---------- THE RECORDS ----------

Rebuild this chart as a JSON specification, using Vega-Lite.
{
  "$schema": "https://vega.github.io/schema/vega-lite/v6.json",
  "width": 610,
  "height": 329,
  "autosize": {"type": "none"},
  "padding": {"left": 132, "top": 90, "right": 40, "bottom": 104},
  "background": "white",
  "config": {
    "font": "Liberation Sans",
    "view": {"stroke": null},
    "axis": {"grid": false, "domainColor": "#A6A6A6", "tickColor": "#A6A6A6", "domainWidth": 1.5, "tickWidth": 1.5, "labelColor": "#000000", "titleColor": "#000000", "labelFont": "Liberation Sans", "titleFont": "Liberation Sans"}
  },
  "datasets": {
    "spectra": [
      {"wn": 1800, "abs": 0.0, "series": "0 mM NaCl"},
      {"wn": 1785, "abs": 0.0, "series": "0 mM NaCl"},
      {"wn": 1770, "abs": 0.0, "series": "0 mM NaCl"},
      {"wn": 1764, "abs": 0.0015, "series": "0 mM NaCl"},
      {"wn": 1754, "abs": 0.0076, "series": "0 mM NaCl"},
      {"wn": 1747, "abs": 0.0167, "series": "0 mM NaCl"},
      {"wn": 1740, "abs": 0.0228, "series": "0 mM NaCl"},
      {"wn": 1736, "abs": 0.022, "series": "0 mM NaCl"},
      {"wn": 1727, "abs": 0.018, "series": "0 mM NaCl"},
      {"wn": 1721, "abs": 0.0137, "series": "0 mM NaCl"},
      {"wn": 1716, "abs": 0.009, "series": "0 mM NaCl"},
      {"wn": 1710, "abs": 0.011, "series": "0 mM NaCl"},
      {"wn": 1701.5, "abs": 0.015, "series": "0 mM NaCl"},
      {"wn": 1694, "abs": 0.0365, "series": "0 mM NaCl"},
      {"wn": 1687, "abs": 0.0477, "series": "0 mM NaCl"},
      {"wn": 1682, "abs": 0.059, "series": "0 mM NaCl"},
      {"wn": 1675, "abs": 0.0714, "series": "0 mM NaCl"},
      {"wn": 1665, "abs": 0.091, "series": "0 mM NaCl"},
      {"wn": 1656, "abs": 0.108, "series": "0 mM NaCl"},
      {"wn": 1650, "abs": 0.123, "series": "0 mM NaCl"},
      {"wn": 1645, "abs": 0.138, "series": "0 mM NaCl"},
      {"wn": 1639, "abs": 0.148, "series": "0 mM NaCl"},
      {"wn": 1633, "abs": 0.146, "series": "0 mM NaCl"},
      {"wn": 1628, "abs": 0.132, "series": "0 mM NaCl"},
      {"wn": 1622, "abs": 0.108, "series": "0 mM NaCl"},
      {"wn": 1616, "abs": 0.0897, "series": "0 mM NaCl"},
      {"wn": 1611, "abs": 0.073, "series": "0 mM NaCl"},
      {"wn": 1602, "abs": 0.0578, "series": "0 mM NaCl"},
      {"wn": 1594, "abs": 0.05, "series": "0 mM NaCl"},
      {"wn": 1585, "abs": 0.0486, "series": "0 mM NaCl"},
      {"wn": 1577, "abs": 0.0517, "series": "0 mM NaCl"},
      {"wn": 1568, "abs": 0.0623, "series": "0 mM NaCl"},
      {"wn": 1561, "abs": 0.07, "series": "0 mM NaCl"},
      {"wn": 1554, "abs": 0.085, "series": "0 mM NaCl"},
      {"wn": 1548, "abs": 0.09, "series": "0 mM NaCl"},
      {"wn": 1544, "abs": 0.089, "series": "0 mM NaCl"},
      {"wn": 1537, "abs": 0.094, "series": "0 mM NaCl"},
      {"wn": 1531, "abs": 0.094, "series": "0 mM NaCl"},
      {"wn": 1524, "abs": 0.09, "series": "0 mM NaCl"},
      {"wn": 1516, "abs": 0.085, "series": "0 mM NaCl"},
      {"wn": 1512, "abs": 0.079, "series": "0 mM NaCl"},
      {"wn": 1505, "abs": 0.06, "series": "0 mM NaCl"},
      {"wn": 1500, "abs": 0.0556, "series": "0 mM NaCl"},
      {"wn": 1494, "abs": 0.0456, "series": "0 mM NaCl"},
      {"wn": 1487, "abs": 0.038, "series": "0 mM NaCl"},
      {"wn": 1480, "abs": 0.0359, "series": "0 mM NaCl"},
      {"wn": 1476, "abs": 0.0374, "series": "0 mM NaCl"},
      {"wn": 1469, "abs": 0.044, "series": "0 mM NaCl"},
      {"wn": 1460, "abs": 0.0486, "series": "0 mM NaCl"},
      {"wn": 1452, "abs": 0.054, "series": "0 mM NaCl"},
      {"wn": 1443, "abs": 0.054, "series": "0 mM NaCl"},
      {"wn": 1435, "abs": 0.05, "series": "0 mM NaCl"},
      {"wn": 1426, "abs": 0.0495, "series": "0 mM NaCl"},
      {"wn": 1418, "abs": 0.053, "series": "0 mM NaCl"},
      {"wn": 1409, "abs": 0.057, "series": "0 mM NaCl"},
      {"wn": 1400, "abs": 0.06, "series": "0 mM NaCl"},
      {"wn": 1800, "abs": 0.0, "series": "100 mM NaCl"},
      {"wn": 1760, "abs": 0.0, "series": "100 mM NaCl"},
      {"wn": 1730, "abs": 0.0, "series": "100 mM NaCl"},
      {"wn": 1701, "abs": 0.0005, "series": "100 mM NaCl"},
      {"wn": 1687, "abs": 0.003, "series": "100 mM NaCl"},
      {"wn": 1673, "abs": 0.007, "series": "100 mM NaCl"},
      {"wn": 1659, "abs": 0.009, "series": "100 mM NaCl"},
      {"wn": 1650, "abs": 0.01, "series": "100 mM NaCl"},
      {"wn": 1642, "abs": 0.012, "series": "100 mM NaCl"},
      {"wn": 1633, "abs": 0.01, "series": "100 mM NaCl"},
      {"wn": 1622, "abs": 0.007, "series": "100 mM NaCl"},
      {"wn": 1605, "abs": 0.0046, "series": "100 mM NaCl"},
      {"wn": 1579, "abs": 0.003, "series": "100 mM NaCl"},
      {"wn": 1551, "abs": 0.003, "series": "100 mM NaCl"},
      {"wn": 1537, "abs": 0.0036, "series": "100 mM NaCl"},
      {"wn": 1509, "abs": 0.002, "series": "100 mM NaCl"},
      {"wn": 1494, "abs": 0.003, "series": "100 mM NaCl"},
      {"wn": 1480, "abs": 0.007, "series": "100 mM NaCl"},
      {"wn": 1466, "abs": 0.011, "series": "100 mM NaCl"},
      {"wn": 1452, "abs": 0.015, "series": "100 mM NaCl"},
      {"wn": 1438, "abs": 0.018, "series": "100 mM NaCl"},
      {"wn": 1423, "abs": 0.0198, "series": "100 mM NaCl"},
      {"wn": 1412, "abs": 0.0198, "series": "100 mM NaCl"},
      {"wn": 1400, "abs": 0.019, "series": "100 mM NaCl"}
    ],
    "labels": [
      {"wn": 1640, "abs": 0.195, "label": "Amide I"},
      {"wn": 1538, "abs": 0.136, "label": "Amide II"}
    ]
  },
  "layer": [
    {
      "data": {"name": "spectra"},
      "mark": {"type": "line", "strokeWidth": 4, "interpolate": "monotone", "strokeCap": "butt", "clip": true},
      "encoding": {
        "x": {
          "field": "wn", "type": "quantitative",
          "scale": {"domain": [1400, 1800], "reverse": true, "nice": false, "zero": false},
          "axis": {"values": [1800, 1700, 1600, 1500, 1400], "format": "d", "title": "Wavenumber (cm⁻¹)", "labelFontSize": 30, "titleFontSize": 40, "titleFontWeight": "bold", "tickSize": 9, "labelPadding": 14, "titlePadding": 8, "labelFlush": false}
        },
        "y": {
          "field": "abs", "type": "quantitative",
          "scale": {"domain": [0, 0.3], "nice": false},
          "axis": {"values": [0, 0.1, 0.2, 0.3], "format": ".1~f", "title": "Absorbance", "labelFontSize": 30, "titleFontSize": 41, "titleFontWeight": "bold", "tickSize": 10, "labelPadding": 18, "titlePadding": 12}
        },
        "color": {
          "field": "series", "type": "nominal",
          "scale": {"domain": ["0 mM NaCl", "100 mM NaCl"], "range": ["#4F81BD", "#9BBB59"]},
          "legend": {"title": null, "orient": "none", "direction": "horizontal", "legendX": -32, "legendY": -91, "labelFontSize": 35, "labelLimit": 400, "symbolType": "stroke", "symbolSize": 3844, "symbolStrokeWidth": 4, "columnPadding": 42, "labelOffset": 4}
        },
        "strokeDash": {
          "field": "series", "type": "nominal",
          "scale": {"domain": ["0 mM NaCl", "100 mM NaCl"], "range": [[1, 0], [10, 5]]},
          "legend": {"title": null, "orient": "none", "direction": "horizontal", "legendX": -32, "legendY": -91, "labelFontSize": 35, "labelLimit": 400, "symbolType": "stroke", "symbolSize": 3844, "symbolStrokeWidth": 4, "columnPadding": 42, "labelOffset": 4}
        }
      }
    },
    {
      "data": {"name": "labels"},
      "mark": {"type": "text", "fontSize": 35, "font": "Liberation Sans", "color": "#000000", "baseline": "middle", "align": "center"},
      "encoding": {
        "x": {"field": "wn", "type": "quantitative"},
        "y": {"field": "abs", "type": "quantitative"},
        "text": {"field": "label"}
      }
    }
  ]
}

----------
---------- THE RECORDS ----------

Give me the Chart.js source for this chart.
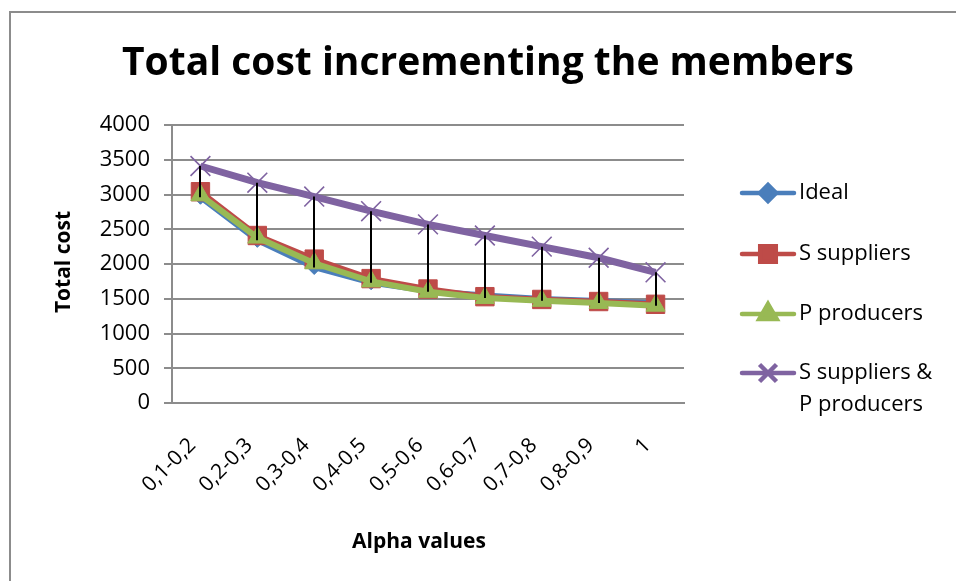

----------
---------- THE RECORDS ----------

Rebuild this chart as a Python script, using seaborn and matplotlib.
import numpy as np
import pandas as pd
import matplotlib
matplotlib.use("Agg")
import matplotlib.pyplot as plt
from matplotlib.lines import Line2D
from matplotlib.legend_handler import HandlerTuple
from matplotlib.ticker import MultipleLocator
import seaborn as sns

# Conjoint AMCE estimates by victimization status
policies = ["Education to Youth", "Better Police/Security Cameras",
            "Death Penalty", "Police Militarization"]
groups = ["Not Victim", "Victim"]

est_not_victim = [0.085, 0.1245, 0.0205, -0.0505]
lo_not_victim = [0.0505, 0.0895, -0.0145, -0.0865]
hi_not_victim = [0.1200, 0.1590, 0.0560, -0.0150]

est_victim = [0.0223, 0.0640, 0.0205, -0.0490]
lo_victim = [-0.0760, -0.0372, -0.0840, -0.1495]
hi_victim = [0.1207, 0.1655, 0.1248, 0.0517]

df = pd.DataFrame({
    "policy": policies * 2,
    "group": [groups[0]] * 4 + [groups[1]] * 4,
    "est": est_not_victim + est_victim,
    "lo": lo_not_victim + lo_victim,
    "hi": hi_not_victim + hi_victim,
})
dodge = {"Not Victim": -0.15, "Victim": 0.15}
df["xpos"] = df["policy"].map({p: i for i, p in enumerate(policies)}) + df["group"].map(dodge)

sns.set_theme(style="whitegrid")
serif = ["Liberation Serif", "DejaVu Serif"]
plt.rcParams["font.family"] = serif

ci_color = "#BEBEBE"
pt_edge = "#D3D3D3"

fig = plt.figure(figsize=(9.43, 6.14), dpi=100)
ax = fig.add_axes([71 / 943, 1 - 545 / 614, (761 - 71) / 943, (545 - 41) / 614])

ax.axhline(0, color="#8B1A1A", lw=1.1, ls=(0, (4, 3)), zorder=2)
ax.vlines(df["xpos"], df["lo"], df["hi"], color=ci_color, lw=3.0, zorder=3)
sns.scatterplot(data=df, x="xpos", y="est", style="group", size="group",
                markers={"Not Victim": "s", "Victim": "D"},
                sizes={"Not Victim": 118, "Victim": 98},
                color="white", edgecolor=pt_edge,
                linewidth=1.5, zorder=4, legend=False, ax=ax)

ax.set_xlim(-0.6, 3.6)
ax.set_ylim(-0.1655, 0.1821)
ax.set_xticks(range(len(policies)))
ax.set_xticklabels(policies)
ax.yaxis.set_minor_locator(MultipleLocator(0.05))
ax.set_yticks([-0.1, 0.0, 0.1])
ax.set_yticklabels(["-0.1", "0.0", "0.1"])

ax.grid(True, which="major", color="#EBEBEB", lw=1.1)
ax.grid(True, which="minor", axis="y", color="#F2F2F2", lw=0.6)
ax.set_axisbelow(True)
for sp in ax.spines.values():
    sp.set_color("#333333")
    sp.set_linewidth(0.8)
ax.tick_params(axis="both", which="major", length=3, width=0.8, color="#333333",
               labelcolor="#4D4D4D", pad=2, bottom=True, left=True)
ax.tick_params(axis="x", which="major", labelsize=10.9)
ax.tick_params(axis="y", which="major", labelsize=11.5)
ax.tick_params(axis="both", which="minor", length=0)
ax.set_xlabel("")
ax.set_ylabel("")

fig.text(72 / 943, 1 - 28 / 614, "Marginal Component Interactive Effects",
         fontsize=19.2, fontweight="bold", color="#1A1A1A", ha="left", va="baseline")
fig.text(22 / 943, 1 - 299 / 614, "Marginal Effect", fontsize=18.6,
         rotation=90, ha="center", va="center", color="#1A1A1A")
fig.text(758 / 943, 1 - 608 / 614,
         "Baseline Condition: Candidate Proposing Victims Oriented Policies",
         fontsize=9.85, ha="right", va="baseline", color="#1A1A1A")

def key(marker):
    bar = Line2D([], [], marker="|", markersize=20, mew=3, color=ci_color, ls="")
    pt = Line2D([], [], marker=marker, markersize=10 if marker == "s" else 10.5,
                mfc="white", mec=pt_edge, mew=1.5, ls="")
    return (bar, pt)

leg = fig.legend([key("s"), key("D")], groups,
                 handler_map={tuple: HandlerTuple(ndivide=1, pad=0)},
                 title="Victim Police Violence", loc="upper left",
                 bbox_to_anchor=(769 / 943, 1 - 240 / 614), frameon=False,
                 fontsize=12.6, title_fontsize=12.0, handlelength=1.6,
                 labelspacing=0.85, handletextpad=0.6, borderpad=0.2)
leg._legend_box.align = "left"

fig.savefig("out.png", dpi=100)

----------

■ GIVEN PROBLEM:
Working from the material above, state how many lines contain "matplotlib"; give only the number.

■ RESULT BELOW:
7